Coverage questions under an “all-risk” insurance policy, in their simplest form, are typically determined by whether the peril is expressly limited or excluded. But what happens when multiple perils, both covered and excluded, combine to cause a loss? From this scenario developed the theory of “concurrent causation.”

While several states began developing case law surrounding concurrent causation in the early 1970’s, the Colorado Supreme Court first recognized their solution to this problem, “The Efficient Moving Cause Rule,” in 1989.1 The Rule provides that where there are multiple or concurrent causes of the same loss, the loss must be attributed to the cause that set the others in motion.

However, there remains one additional prong to the concurrent causation analysis. Unsatisfied with the developing law surrounding concurrent causation, insurance policies began to include language which excluded loss or damage, regardless of any other cause or event, that contributed concurrently or in any sequence to the loss. This exclusionary language has become known as “anti-concurrent” causation language and typically reads:

We do not insure under any loss which would not have occurred in the absence of one or more of the following excluded events . . . regardless of (a) the cause of the excluded event; or (b) other causes of the loss; or (c) whether other causes acted concurrently or in any sequence with the excluded event to produce the loss; or (d) whether the event occurs suddenly or gradually, involves isolated or widespread damage, arises from natural or external forces, or occurs as a result of any combination of these . . . .

While several states require the excluded loss to be a substantial factor in causing the loss, the Colorado Supreme Court has followed the majority of jurisdiction in interpreting anti-concurrent causation language to preclude recovery of any loss where that loss was caused in part by a peril excluded by the policy.2 The Colorado Supreme Court concluded that, to enforce the efficient moving cause rule in light of such language, would require the court to “rewrite a contract.”

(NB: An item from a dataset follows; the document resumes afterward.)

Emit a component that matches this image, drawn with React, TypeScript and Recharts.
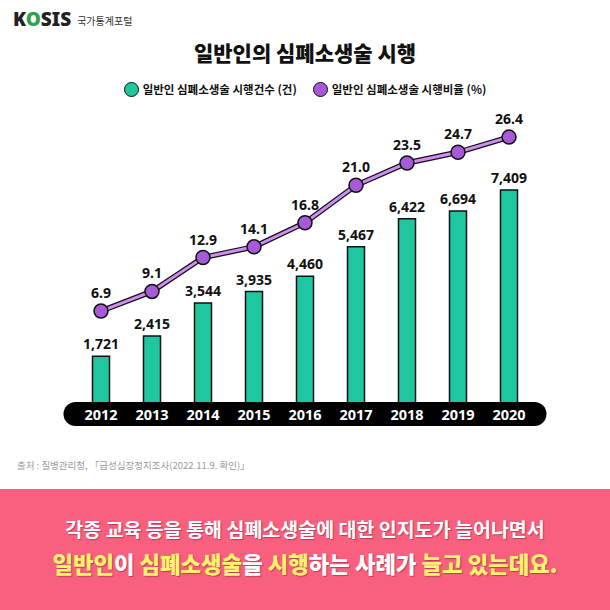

The devastating consequences of this Colorado Supreme Court decision were recently demonstrated in a claim involving a roof collapse after a three-day spring snowstorm deposited a record-setting amount of wet and heavy snow on the roof of a city owned hot springs pool building in 2001. The building was insured under an all risk policy, which excluded coverage—pursuant to anti-concurrent language—for loss caused or contributed to by wear, tear, rust, corrosion, decay, and deterioration. The carrier denied coverage for all damage to the roof under this anti-concurrent exclusion.

A jury ultimately determined that the cause of the damage was 90% attributable to the weight of the snow and 10% attributable to other conditions including those outlined in the anti-concurrent exclusion. The carrier appealed apportionment of covered and excluded causes. In holding that the carrier had no obligation to reimburse the city for this loss, the Colorado Court of Appeals explained that the anti-concurrent exclusion clause denied coverage whenever an excluded peril and covered peril combine to damage a dwelling or personal property.3

While Colorado follows the efficient proximate cause doctrine when determining whether a loss involving multiple perils is covered, under current Colorado law, if the carrier has included anti-concurrent causation language and can point to some event in the chain of events that was excluded, the carrier can deny coverage to their insured for an otherwise covered loss. Unfortunately, this allows carriers to preclude coverage for losses concurrently caused as little as 1%, by uncovered causes, creating illusory coverage and depriving policyholders of their reasonable expectations. These recent decisions stress the importance of closely reviewing the policy and applying the facts of each loss to the specific language outlined in the policy.
1 Kane v Royal Ins. Co. of America, 768 P.2d 678 (Colo. 1989).
2 Id. at 684-85.
3 Colo. Intergovernmental Risk Sharing Agency v. Northfield Ins. Co., 207 P.3d 839, 842 (Colo.App.2008).